If he does, he will wonder how this sequence can possible work.


		MORE DATA TYPES

Subrange types

 type
   smallint=0..255;
   lightcolor= pink..lavender;
 var
   i:smallint

These allow the system
 - to save space by using only enough bits for the subrange
 - to put in checking code to verify that you don't produce
	something outside the range


Packed records

   packed record
	a:0..255; b:0..3; c:^form
   end

This will all be put in one PDP-10 word.  If PACKED were not
used, each item would be in a separate work.  This is a time-space
tradeoff.  Putting more than one thing in a word saves space,
but slows down access.  Packed records can also be used for
tricks in preparing magic control blocks for operating system
calls.  Records and arrays can be packed.


Variant records

  record
	name:packed array[1..10]of char;
	case sex:sextype of
		male:(battingave:real; beer: beerbrand);
		female:(bowlingave:color;  age:0..21)
  	end

  All records of this type have a NAME and SEX field.  Depending
  upon the value of SEX, they have
	NAME, SEX, BATTINGAVE, BEER
  or
	NAME, SEX, BOWLINGAVE, AGE
  These fields are stored in the same place.  This is

	male				female

	======================    =========================
	:   name	     :    :   name		  :
	----------------------    -------------------------
	:		     :    :			  :
	======================    =========================
	:   sex		     :    :   sex		  :
	======================    =========================
	:   battingave	     :    :   bowlingave	  :
	======================    =========================
	:   beer	     :    :   age		  :
	======================    =========================

This allows you to save space when you know that certain fields
will never be needed at the same time.  You can also declare
a variant record without a place to store the key:


  record
	name:packed array[1..10]of char;
	case sextype of
		male:(battingave:real; beer: beerbrand);
		female:(bowlingave:color;  age:0..21)
  	end

Then you can't tell by looking which type of record you have.
This can be useful for tricks in converting data types:

  x:packed record case Boolean of
	true:  (r:real);
	false: (i:integer)
	end;
  begin
  x.r := 1.0;
  writeln(x.i)

This will write the real number 1.0 as if it were an integer.  It
might be useful for seeing what the representation of real numbers
is on your system.


Sets

	type
	  cset=set of char;
	var
	  s1,s2:cset;
	  ch:char;
	...
	s1 := ['A']; s2 := ['B'];
	s1 := s1 + s2;    {s1 is now ['A','B']}
	s1 := s1 * ['B'..'Z']   {'B'..'Z' is the set of B through Z.
				 * is intersection. s1 is now ['B']}
	s2 := ['A'..'C','P'..'Q']   {A,B,C,P,Q}
	s1 := ['A'..ch]

   operations:
	+	union
	*	intersection
	-	difference
	= <>	equality
	<= >=	inclusion
	IN	membership      IF 'A' IN S1 THEN ...

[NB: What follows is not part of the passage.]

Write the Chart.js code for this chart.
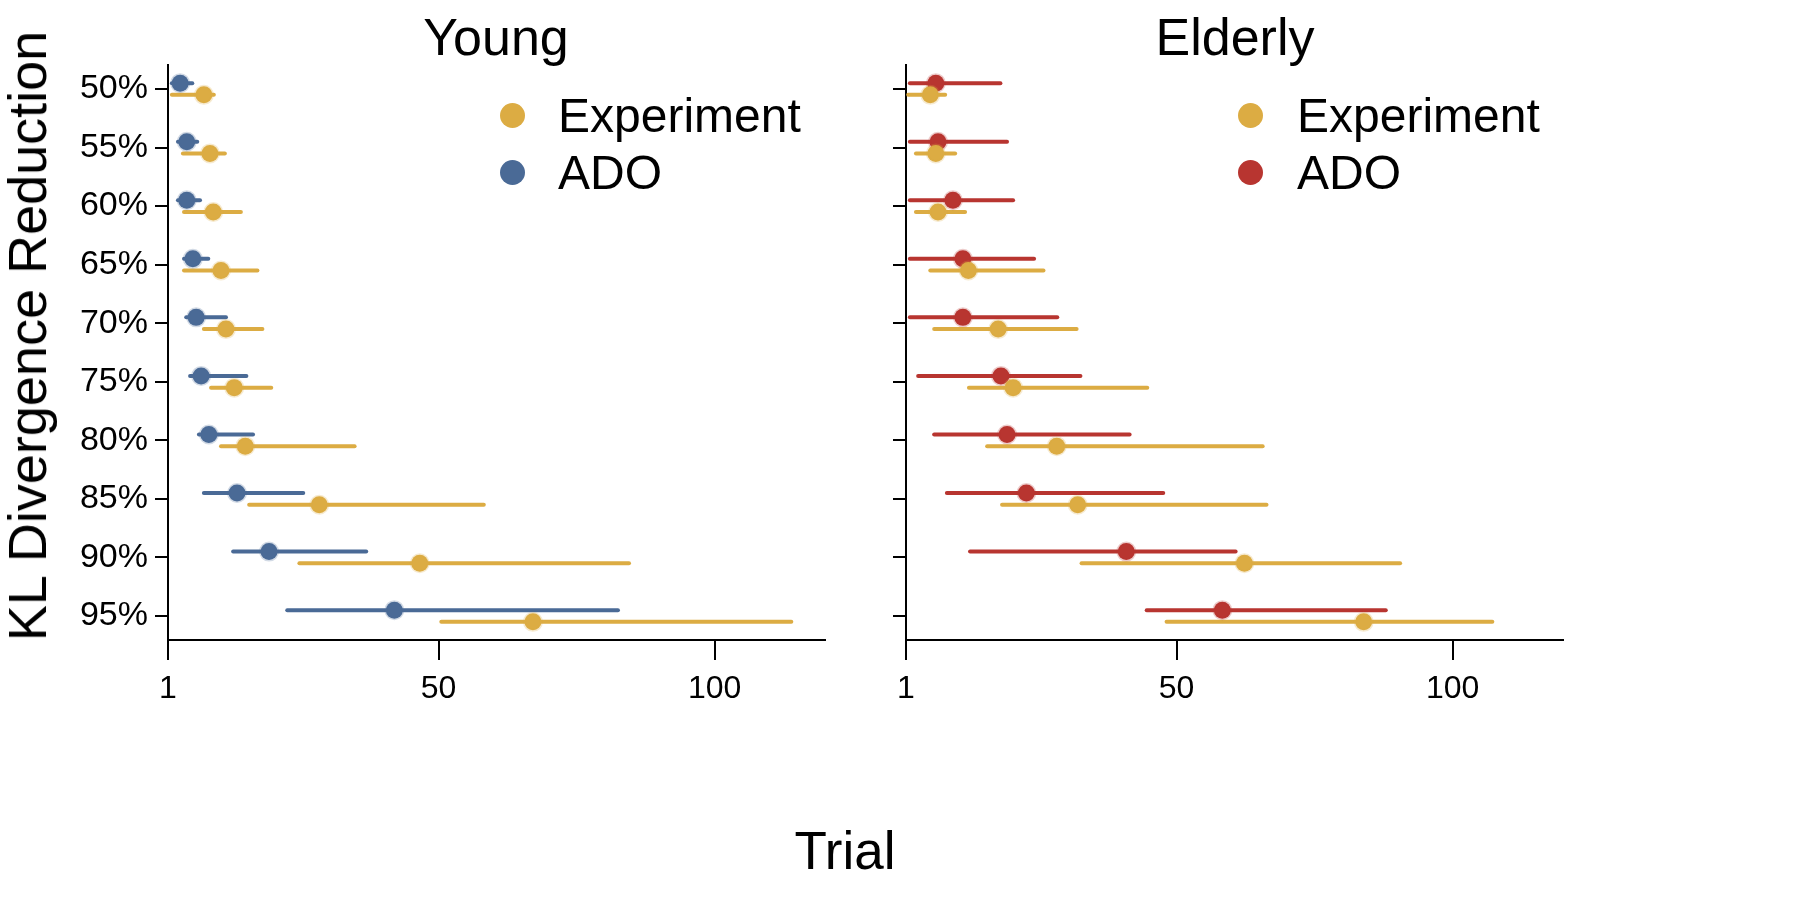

   - You can have sets of any finite type: subranges, enumerated
	types, or CHAR.
 		SET OF 0..35
		SET OF COLOR
   - Each implementation has a maximum set size.  72 on DEC-20.
	Since there are 128 ASCII characters, SET OF CHAR is
	kludged on the DEC-20.
   - Sets are supposed to be implemented fairly efficiently,
	as bit vectors, using full-word logical operations.